Pan-fried prime ribeye steak (香煎頂級肉眼扒) - actually this was pretty decent, and came with plenty of salad for balance.

Stir-fried mushrooms and pea shoots in abalone sauce (鮑汁北菇扒荳苗) - this was very, very tasty... The pea shoots were pretty tender even though they weren't only the tip (豆杯).

Crispy chicken (當紅脆皮黃油雞) - pretty good, but I couldn't stop munching on the deep-fried prawn crackers.

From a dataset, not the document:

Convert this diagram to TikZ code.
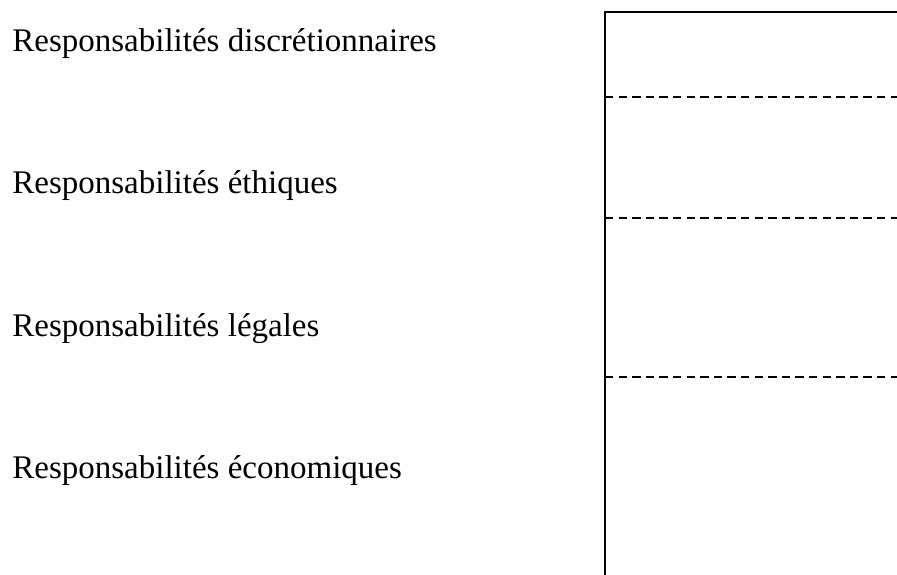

Pan-fried rice vermicelli with minced beef in satay sauce (沙爹免治牛肉煎米粉) - pure awesomeness.  Crispy, crunchy vermicelli pan-fried in loads of oil... soaking up all of that fatty goodness... then you've got the beef in that really tasty satay sauce, with diced pineapple, onions, and green peppers.

On top of the delicious food, our host served up a pretty awesome lineup of red Burgundies - with a ringer thrown in.

1995 Charles Heidsieck Blanc des Millénaires - pretty fresh, slightly ripe on the palate but with a short finish.

First flight: decanted 1½ hours prior to serving.
1996 Latour - very young and alcoholic, a little sharp.  Nose was a little exotic, with vanilla notes and sweet, ripe fruit, along with earthy, smoky, and lead pencil notes.  96 points.

1996 Dujac Clos Saint-Denis - really sweet fruit, with strawberries, a little forest.  A little bitter on the palate, but otherwise just a a really beautiful and stunning wine.  97 points.

1996 Comte de Vogüé Musigny Cuvée Vieilles Vignes - pretty fruity, a little muted at first, and kinda like cherry-flavored cough syrup.  A little chalky, and a little bubble gum.  92 points.

Second flight: opened 45 minutes prior to serving without decanting.
1993 DRC La Tâche - showing cool fruit, a little minty, slowly opened up, with nice sweet fruit.  93 points.

1993 Mugnier Musigny - nose was a little weird and a little dirty.  92 points.

Third flight: opened three hours prior to serving without decanting.
1991 Mugnier Musigny - rich, ripe, a little sweet, and some minty notes.  95 points.

1991 Comte de Vogüé Musigny Cuvée Vieilles Vignes - a little sharp on the nose, pretty ripe, a little sweet, and a little toasty.  93 points.

1991 Dujac Echezeaux - really open and absolutely beautiful.  Very clean with floral notes.  97 points.